Step 7c – Pour the Slab

Step 7c – Pour the Slab

One thing I realized I forgot to document was that I placed a cardboard box around the DWV pipe for the downstairs tub and filled it with gravel.  This will allow me to easily break the thin layer of concrete over the box and pull out all the gravel, leaving a nice area around the pipe giving me plenty of room to work when I hook it up to the tub.  With that final step complete I was ready to pour the slab.

A freshly poured slab is an incredibly beautiful thing.  When it first comes out of a truck it looks like a messy slop of oatmeal with blueberries in it (the blueberries being the gravel).  A long, straight 2×4 is used as a “screed” and run back and forth to level the slop.

After about 20-30 minutes, the slop has started to gel a bit, and the gravel sinks down just a little.  At this time, a long pole with a metal “float” attached is run across the concrete.  The float pushes the gravel further down and brings this very creamy part of the concrete up to the top.  It is this stage where the concrete really starts to take on a new personality, like an awkward teenager emerging from acne-filled puberty.

Another 30-45 minutes go by, and the concrete really starts to harden, but when you run a float over the top you can still get a tiny layer of cream to appear.  You continue working this cream back and forth over the top, smoothing and smoothing, until it too begins to harden.  At this time, a strong force over a small area of concrete will create an indentation, but by kneeling on pieces of plywood, the force is applied over a larger surface area and the concrete doesn’t move.  Using these “kneeboards”, you can get over to the center of the slab and work that as well.

Raphael working the bull float

I must admit that I had another learning experience during this pour as well.  Although I was certain I ordered the same amount of extra concrete as the last pour, in which we had quite a bit leftover at the end, we ended up running out of concrete with a tiny corner of the slab left.  I made a quick trip to the hardware store and we dropped 13 bags of concrete in, mixed it with water, and finished the job.  When it was all said and done, you can’t tell the difference, and hopefully there will be no negative side effects down the road.

After the concrete hardened, I went out and sprayed it down with a fine mist every 15 minutes or so.  While excess water added to the concrete before it has set will reduce the strength, when it is added after setting it slows the curing process and will prevent the cracking that can occur when the concrete sets too quickly.

2 Comments on “Step 7c – Pour the Slab

  1. I am very interested about your comments about misting the slab.
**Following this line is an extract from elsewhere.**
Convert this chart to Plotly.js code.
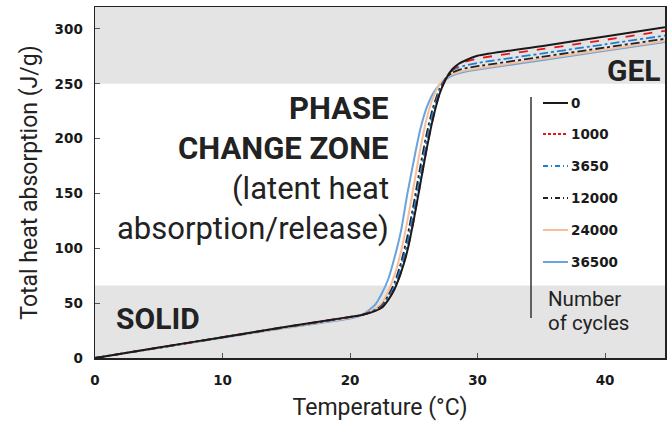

How do you know when it is hard enough to start misting it? You mist it every 15 minutes for how long? 3 days?

    • I’d call it soaking more than misting. Just be careful not to spray it with force. You want to keep the slab as evenly moist as possible without applying pressure to it. As far as timing goes I would say 3 or 4 hours after floating the slab should be sufficient to start “wet curing”. Ideally you wet cure for 7 days, but you can attain 80% of the results of a 7 day wet cure by just wet curing for 3 days. Just don’t wait for the end of those 3 days to remove your forms. Take those out after 24 hours or they’ll be very difficult to remove.